## Job
Which lines of the records contain "this"? Collect every one of them.

Source code of charts
===============

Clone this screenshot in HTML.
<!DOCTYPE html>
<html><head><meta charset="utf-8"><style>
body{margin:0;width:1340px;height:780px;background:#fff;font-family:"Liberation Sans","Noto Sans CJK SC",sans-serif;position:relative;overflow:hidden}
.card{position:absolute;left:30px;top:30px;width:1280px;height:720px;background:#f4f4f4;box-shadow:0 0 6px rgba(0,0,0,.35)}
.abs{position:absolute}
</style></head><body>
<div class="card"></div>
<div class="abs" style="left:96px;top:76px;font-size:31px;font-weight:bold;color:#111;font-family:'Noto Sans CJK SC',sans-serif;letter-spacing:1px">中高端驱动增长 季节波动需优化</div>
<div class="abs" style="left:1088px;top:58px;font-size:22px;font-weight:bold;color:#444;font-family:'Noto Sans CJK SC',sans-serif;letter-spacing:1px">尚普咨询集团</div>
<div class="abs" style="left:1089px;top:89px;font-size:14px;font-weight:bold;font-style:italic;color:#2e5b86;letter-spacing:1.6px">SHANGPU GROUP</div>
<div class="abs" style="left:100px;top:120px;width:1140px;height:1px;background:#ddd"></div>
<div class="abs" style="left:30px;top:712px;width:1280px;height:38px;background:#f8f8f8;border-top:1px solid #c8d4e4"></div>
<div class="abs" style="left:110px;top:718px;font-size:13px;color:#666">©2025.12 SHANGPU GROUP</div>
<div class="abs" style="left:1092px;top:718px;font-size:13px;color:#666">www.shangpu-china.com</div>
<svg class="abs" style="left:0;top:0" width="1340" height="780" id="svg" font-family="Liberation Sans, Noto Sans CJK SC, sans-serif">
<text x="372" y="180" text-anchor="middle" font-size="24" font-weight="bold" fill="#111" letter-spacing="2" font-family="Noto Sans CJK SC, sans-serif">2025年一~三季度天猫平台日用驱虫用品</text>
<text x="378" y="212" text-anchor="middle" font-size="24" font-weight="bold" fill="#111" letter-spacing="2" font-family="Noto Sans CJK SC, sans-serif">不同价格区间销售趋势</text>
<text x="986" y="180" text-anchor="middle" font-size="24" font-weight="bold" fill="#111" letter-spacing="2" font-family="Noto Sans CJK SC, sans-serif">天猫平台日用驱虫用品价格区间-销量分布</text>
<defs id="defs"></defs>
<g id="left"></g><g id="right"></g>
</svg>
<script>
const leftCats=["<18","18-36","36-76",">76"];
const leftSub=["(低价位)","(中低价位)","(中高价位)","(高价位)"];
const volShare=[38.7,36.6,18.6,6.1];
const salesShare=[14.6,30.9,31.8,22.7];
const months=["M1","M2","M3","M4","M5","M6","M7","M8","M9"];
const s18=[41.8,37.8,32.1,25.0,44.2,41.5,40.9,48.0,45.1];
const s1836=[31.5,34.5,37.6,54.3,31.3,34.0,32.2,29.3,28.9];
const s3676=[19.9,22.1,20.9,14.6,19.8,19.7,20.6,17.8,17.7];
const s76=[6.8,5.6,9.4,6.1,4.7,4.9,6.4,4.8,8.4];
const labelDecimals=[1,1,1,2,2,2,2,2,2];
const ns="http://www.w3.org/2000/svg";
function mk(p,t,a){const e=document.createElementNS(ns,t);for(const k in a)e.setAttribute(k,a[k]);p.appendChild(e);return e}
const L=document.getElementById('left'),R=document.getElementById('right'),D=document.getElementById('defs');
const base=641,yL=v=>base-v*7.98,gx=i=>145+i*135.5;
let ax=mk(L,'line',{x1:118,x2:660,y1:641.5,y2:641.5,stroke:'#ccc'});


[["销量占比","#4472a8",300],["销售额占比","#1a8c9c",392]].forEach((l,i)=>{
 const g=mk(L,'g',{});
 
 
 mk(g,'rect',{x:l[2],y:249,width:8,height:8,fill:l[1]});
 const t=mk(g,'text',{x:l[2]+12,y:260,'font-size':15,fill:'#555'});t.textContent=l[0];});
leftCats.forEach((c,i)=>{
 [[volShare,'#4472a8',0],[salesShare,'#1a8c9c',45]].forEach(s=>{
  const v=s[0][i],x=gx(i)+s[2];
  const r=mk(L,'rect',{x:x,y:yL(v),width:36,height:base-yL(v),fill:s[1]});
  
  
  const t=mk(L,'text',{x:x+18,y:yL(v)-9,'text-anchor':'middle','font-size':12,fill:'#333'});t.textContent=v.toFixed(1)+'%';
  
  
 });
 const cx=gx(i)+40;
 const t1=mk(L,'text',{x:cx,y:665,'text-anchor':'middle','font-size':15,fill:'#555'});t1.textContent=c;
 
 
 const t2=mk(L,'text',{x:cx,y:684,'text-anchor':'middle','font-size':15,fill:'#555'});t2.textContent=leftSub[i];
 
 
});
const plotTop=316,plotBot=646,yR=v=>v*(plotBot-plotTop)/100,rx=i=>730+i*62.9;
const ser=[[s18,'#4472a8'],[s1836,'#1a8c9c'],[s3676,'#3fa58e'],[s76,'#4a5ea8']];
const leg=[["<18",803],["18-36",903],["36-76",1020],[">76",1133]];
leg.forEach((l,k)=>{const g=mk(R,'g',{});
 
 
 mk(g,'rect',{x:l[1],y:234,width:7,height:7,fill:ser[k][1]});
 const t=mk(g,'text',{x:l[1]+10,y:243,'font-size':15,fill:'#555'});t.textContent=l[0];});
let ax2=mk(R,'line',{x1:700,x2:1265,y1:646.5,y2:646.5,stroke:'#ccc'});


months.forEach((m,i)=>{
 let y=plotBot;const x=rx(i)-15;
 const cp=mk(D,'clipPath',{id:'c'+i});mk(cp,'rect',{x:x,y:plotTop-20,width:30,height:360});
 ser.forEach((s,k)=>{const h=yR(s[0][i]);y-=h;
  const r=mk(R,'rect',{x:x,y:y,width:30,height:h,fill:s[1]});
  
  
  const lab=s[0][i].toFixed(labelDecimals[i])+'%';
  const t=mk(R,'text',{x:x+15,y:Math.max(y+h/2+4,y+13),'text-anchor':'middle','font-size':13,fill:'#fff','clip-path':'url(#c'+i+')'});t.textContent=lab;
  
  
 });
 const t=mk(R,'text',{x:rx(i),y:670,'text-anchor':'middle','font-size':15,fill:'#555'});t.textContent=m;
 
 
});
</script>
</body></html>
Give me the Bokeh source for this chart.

===============

## Correct output
Clone this screenshot in HTML.
Give me the Bokeh source for this chart.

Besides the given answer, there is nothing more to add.